Não conheci bem Serge Cottet, nunca estive entre seus amigos – que não são poucos aqui no Brasil. Assisti suas aulas no curso de DEA de Paris 8, sessões clínicas no Hospital em Villejuif e creio que não perdi nenhuma de suas palestras aqui no Rio.
Durante a semana que transcorreu após sua morte, lemos homenagens que atestam de forma emocionante o lugar de Cottet no país da psicanálise.
Articulava como ninguém a prática lacaniana atual com o texto de Freud. Seu rigor epistemológico, sempre a serviço da clínica, é comparável à arte do bom cozinheiro que sabe cortar o animal na junta. Não dissecamos com facas, mas com conceitos, afirmou Lacan na célebre metáfora. Dessa forma, Serge Cottet estabeleceu “um pouco de ordem” na “miscelânea constituída pelos estados depressivos”, num texto de 1985 que é necessário ainda hoje. Sua escuta no cartel do passe em meados dos anos 1990 interrogou o lugar da interpretação nas análises concluídas, abrindo um tempo de trabalho a respeito.
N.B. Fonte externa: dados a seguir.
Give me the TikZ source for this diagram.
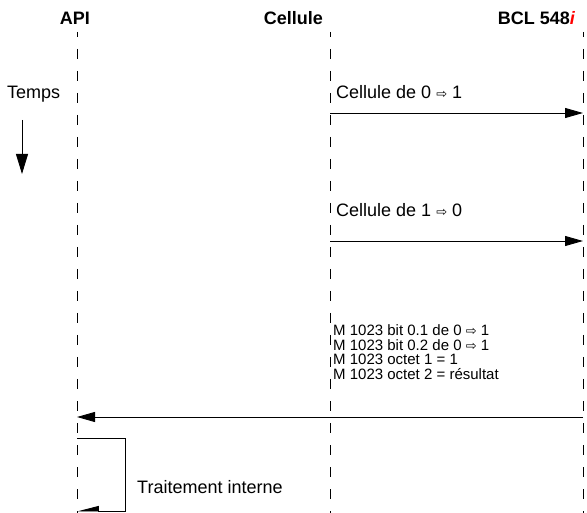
\documentclass[tikz,border=0pt]{standalone}
\usepackage{fontspec}
\setmainfont{Liberation Sans}
\newfontfamily\arrowfont{DejaVu Sans}
\usetikzlibrary{arrows.meta}
\newcommand{\thento}{{\arrowfont\fontsize{13}{13}\selectfont ⇨}}

\begin{document}
\begin{tikzpicture}[x=1pt,y=-1pt,
  head/.style={font=\fontsize{18}{18}\selectfont\bfseries, inner sep=0pt},
  lbl/.style={font=\fontsize{18}{18}\selectfont, anchor=base west, inner sep=0pt},
  small/.style={font=\fontsize{15}{15}\selectfont, anchor=base west, inner sep=0pt},
  life/.style={dash pattern=on 10pt off 12pt, dash phase=5pt, line width=0.8pt},
  msg/.style={line width=0.9pt, -{Triangle[length=18pt,width=10pt]}}]
\useasboundingbox (0,0) rectangle (587,513);
% headers
\node [head, anchor=base] (api) at (75,25) {API};
\node [head, anchor=base east] (cel) at (323,25) {Cellule};
\node [head, anchor=base east] (bcl) at (575,25) {BCL 548\textcolor{red}{\itshape i}};
% lifelines
\coordinate (apit) at (77,32);
\coordinate (apib) at (77,513);
\coordinate (celt) at (330,32);
\coordinate (celb) at (330,513);
\coordinate (bclt) at (583,32);
\coordinate (bclb) at (583,513);
\draw [life] (apit) -- (apib);
\draw [life] (celt) -- (celb);
\draw [life] (bclt) -- (bclb);
% time
\node [lbl] (temps) at (7,99) {Temps};
\coordinate (tt) at (22,120);
\coordinate (tb) at (22,174);
\draw [line width=0.9pt, -{Triangle[length=20pt,width=12pt]}] (tt) -- (tb);
% cellule 0 -> 1
\coordinate (c1) at (330,113);
\coordinate (b1) at (583,113);
\draw [msg] (c1) -- (b1);
\node [lbl] (m1) at (336,99) {Cellule de 0 \thento{} 1};
% cellule 1 -> 0
\coordinate (c2) at (330,241);
\coordinate (b2) at (583,241);
\draw [msg] (c2) -- (b2);
\node [lbl] (m2) at (336,217) {Cellule de 1 \thento{} 0};
% answer
\node [small] (r1) at (333,336) {M 1023 bit 0.1 de 0 \thento{} 1};
\node [small] (r2) at (333,351) {M 1023 bit 0.2 de 0 \thento{} 1};
\node [small] (r3) at (333,365) {M 1023 octet 1 = 1};
\node [small] (r4) at (333,380) {M 1023 octet 2 = résultat};
\coordinate (b3) at (583,417);
\coordinate (a3) at (77,417);
\draw [msg] (b3) -- (a3);
% internal loop
\coordinate (l1) at (77,438);
\coordinate (l2) at (125,438);
\coordinate (l3) at (125,511);
\coordinate (l4) at (77,511);
\draw [line width=0.9pt, -{Triangle[right,length=20pt,width=10pt]}] (l1) -- (l2) -- (l3) -- (l4);
\node [lbl] (ti) at (137,493) {Traitement interne};
\end{tikzpicture}
\end{document}
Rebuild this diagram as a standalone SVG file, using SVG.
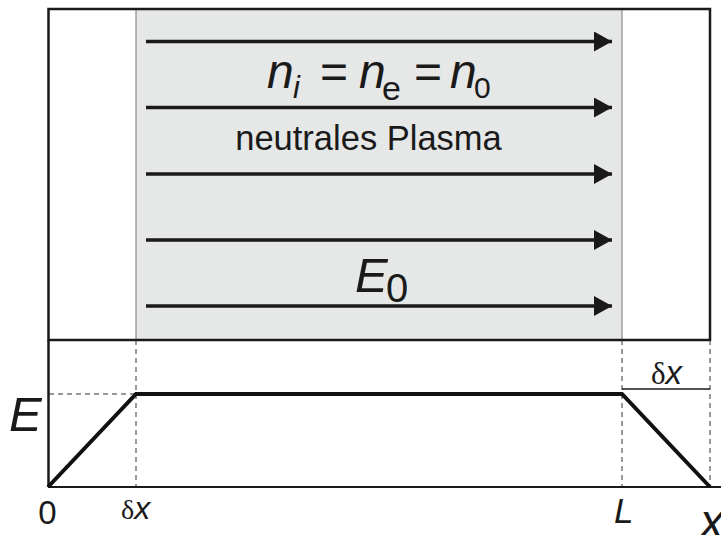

Seu enunciado “declínio da interpretação” despertou “uma comunidade adormecida nas certezas”. Sua precisão sobre temas clínicos como o despertar da puberdade, a neurose obsessiva feminina, entre outros, permanecerá como referência da epistemologia da clínica psicanalítica.
E que falta ele nos fará para dissecar os imbróglios que teremos que lidar adiante.